Frequently Asked Questions
Do I need prior administrative experience to start a VA business?
No, but it shortens your ramp dramatically. VAs with 2+ years of EA, operations, or office-management experience typically charge $35 to $60 per hour from day one. VAs starting with no relevant background usually spend 6 to 12 months at $15 to $25 per hour building case studies before they can raise rates. You can start without experience; you just can’t start at the top of the rate ladder.
Is the VA market too saturated to enter in 2026?
The generalist segment is crowded, especially against offshore competition at $3 to $20 per hour. The specialty segment is not. With 37% of small businesses already outsourcing at least one task and 52% planning to in 2026 (Wishup), demand is outpacing the supply of qualified specialists in niches like bookkeeping, podcast production, paid ads, and executive support.
Should I compete with offshore VAs on price?
No. You will lose.

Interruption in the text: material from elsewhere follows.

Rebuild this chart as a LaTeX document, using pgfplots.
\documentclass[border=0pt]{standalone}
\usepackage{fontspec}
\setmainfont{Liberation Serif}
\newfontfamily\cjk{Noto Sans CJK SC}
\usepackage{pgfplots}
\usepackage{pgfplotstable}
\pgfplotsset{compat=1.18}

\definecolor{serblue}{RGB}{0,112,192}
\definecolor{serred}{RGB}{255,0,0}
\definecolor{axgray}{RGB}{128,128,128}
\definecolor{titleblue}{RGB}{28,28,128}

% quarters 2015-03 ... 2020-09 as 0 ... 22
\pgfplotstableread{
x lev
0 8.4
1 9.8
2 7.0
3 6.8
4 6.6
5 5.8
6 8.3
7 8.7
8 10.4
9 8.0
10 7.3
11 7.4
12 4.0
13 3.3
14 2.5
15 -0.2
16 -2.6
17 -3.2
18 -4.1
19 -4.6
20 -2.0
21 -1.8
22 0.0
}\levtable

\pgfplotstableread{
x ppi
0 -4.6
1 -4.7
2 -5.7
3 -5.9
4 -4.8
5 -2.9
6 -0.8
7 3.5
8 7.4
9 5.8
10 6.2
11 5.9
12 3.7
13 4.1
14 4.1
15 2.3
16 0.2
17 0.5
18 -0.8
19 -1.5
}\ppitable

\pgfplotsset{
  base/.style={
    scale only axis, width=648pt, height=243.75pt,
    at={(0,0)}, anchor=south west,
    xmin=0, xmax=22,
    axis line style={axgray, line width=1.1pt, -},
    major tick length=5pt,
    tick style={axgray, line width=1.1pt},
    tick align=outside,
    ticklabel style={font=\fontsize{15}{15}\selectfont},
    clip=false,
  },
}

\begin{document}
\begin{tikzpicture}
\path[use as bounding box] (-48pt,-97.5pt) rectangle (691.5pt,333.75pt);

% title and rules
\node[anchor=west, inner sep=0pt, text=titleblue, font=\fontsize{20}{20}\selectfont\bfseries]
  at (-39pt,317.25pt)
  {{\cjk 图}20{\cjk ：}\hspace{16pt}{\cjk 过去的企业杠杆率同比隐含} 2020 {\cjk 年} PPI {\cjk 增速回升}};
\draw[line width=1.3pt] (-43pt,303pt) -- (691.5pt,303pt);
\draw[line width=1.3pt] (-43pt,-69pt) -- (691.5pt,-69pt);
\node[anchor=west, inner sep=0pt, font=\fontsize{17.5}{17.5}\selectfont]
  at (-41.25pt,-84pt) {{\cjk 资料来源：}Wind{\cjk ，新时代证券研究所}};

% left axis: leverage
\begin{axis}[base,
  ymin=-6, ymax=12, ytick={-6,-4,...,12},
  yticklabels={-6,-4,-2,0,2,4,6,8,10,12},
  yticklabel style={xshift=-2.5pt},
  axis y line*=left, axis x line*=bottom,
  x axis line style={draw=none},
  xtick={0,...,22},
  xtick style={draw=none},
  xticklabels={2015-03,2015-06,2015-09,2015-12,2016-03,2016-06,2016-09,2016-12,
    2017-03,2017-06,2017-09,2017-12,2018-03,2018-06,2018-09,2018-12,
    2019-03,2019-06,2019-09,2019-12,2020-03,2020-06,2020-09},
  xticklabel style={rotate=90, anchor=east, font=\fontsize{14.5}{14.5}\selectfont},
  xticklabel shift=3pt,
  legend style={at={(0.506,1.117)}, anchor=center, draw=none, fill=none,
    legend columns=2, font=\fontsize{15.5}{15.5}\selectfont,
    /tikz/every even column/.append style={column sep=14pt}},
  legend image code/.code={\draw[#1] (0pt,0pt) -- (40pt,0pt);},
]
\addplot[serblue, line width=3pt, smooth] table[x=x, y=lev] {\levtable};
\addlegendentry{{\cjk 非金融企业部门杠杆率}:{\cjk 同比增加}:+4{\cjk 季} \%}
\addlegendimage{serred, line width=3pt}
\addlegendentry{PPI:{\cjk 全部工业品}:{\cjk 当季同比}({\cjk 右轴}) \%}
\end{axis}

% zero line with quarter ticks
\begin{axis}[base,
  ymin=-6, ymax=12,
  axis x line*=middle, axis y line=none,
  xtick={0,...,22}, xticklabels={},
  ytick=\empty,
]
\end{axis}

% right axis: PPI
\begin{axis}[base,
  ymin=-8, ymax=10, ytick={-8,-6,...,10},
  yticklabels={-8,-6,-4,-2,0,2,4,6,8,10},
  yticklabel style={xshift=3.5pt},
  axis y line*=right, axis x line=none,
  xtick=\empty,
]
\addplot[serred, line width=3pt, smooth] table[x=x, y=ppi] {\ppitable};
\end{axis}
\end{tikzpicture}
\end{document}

Offshore VAs in the Philippines and Latin America bill at $3 to $20 per hour and most are genuinely skilled. Compete on time-zone alignment, communication, industry context, and specialty skills. If a prospect’s only criterion is price, they’re not your client.
How long until a VA business replaces a full-time income?

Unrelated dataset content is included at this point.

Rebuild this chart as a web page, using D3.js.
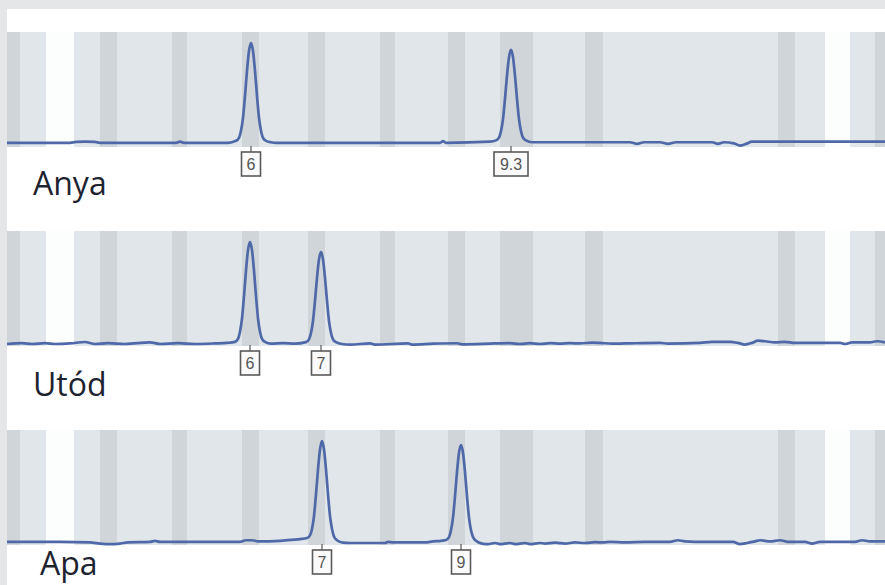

For most solo VAs working part-time at launch, replacing a $50,000 to $70,000 salary takes 9 to 18 months. Faster if you arrive with relevant experience and a network; slower if you start as a generalist on marketplaces. The two accelerators are picking a niche early and shifting from hourly to monthly retainers.
Will AI replace human virtual assistants?

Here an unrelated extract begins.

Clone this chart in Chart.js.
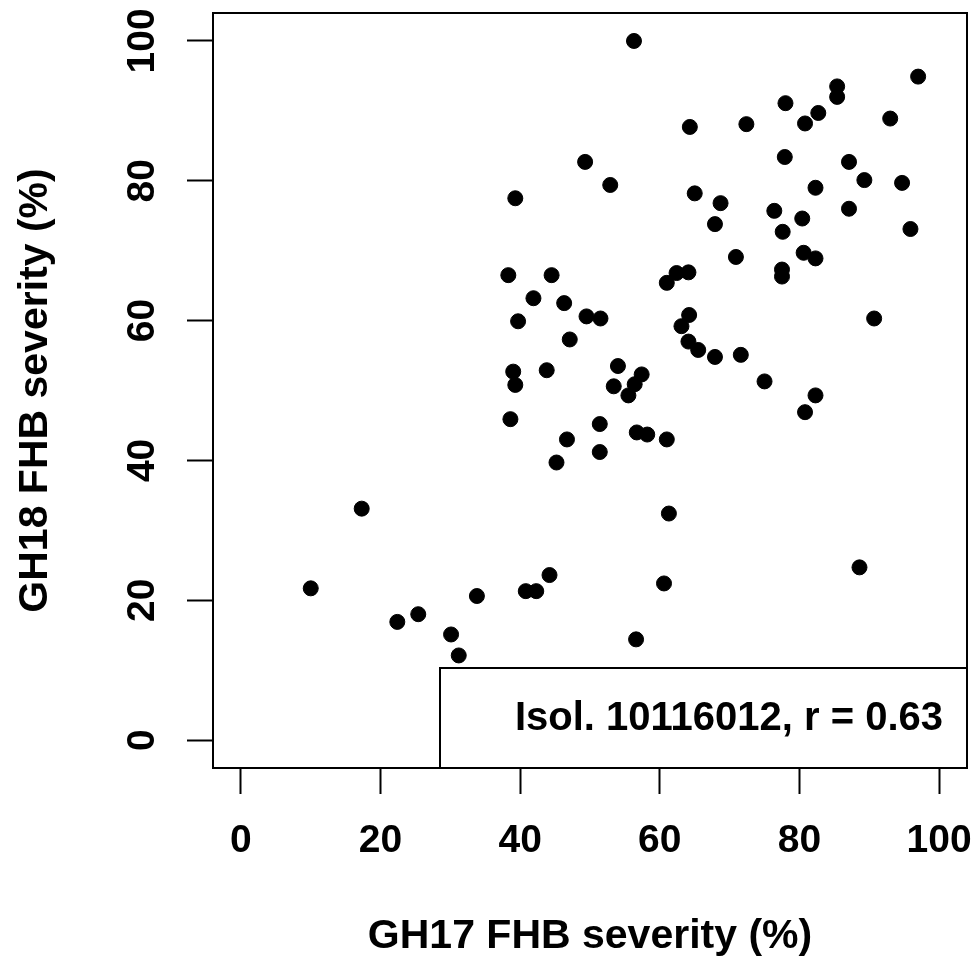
<!DOCTYPE html>
<html>
<head>
<meta charset="utf-8">
<script src="https://cdn.jsdelivr.net/npm/chart.js@4.4.1/dist/chart.umd.min.js"></script>
<style>
  html, body { margin: 0; padding: 0; background: #fff; }
  canvas { display: block; }
</style>
</head>
<body>
<canvas id="c" width="976" height="963" style="width:976px;height:963px"></canvas>
<script>
// GH17 FHB severity (%) per isolate line
const gh17 = [
  49.3, 39.3, 38.3, 44.5, 41.9, 46.3, 49.5, 39.7, 47.1, 39.0,
  43.8, 39.3, 56.3, 97.0, 85.4, 85.4, 78.0, 82.7, 80.8, 64.3,
  72.4, 93.0, 77.9, 52.9, 87.1, 89.3, 94.7, 82.3, 65.0, 68.7,
  76.4, 80.4, 67.9, 77.6, 87.1, 95.9, 70.9, 80.6, 82.3, 77.5,
  77.5, 61.0, 62.4, 64.1, 90.7, 51.5, 64.2, 63.1, 64.1, 65.5,
  67.9, 71.6, 75.0, 82.3, 80.8, 51.4, 51.4, 56.7, 58.2, 61.0,
  61.3, 88.6, 60.6, 56.6, 38.6, 46.7, 45.2, 17.3, 10.0, 22.4,
  25.4, 33.8, 40.8, 42.3, 44.2, 30.1, 31.2, 54.0, 57.4, 53.4,
  55.5, 56.4
];
// GH18 FHB severity (%) for the same lines
const gh18 = [
  82.7, 77.5, 66.5, 66.5, 63.2, 62.5, 60.6, 59.9, 57.3, 52.7,
  52.9, 50.8, 100.0, 94.9, 93.5, 92.0, 91.1, 89.7, 88.2, 87.7,
  88.1, 88.9, 83.4, 79.4, 82.7, 80.1, 79.7, 79.0, 78.2, 76.8,
  75.7, 74.6, 73.8, 72.7, 76.0, 73.1, 69.1, 69.7, 68.9, 67.3,
  66.3, 65.4, 66.8, 66.9, 60.3, 60.3, 60.8, 59.2, 57.0, 55.8,
  54.8, 55.1, 51.3, 49.3, 46.9, 45.2, 41.2, 44.0, 43.7, 43.0,
  32.4, 24.7, 22.4, 14.4, 45.9, 43.0, 39.7, 33.1, 21.7, 16.9,
  18.0, 20.6, 21.3, 21.3, 23.6, 15.1, 12.1, 53.5, 52.3, 50.6,
  49.3, 50.9
];
const xTicks = [0, 20, 40, 60, 80, 100];
const yTicks = [0, 20, 40, 60, 80, 100];
const xTitle = 'GH17 FHB severity (%)';
const yTitle = 'GH18 FHB severity (%)';
const legendText = 'Isol. 10116012, r = 0.63';

const FAMILY = '"Liberation Sans", Arial, Helvetica, sans-serif';

const points = gh17.map((x, i) => ({ x: x, y: gh18[i] }));

const framePlugin = {
  id: 'frame',
  afterDatasetsDraw(chart) {
    const { ctx, chartArea: a } = chart;
    ctx.save();
    // legend box (bottom right)
    const w = 527, h = 100;
    const lx = a.right - w, ly = a.bottom - h;
    ctx.fillStyle = '#fff';
    ctx.fillRect(lx, ly, w, h);
    ctx.strokeStyle = '#000';
    ctx.lineWidth = 2;
    ctx.strokeRect(lx, ly, w, h);
    ctx.fillStyle = '#000';
    ctx.font = 'bold 40px ' + FAMILY;
    ctx.textAlign = 'right';
    ctx.textBaseline = 'middle';
    ctx.fillText(legendText, a.right - 24, ly + h / 2 + 1);
    // plot box
    ctx.strokeRect(a.left, a.top, a.right - a.left, a.bottom - a.top);
    ctx.restore();
  }
};

new Chart(document.getElementById('c'), {
  type: 'scatter',
  data: {
    datasets: [{
      data: points,
      backgroundColor: '#000',
      borderColor: '#000',
      borderWidth: 1,
      pointRadius: 7.5,
      pointStyle: 'circle'
    }]
  },
  options: {
    responsive: false,
    animation: false,
    layout: { padding: { top: 13, right: 9, left: 0, bottom: 0 } },
    plugins: { legend: { display: false }, tooltip: { enabled: false } },
    scales: {
      x: {
        type: 'linear', position: 'bottom', min: -4, max: 104,
        afterBuildTicks: s => { s.ticks = xTicks.map(v => ({ value: v })); },
        afterFit: s => { s.height = 195; s.paddingLeft = 0; s.paddingRight = 0; },
        grid: { drawOnChartArea: false, drawTicks: true, tickLength: 26, tickWidth: 2, tickColor: '#000', color: '#000' },
        border: { display: false },
        ticks: { color: '#000', font: { family: FAMILY, size: 39, weight: 'bold' }, padding: 24, maxRotation: 0, minRotation: 0, autoSkip: false },
        title: { display: true, text: xTitle, color: '#000', font: { family: FAMILY, size: 41, weight: 'bold' }, padding: { top: 0, bottom: 2 } }
      },
      y: {
        type: 'linear', position: 'left', min: -4, max: 104,
        afterBuildTicks: s => { s.ticks = yTicks.map(v => ({ value: v })); },
        afterFit: s => { s.width = 213; s.paddingTop = 0; s.paddingBottom = 0; },
        grid: { drawOnChartArea: false, drawTicks: true, tickLength: 26, tickWidth: 2, tickColor: '#000', color: '#000' },
        border: { display: false },
        ticks: { color: '#000', font: { family: FAMILY, size: 39, weight: 'bold' }, padding: 11, minRotation: 90, maxRotation: 90, crossAlign: 'center', autoSkip: false },
        title: { display: true, text: yTitle, color: '#000', font: { family: FAMILY, size: 41, weight: 'bold' }, padding: { top: 11, bottom: 0 } }
      }
    }
  },
  plugins: [framePlugin]
});
</script>
</body>
</html>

It’s already changing the work. AI handles the repetitive tasks (scheduling drafts, email triage, transcription, simple research) that used to fill a generalist VA’s day. Specialist VAs who use AI as a tool to deliver more value per hour are doing better than ever. Generalist VAs whose entire offering can be automated will see rates compress. Position yourself as someone who runs the AI, not someone who competes with it.
What’s the difference between a virtual assistant and an online business manager?
VAs execute tasks given to them. Online business managers (OBMs) own outcomes: managing projects, supervising other contractors, owning systems and SOPs. OBMs typically charge $75 to $150 per hour and require more leadership and operations experience. Many successful VAs eventually transition into OBM work as their experience grows.
This content is for informational purposes only and does not constitute legal, tax, or business advice. Industry figures change; always verify current data with the cited sources.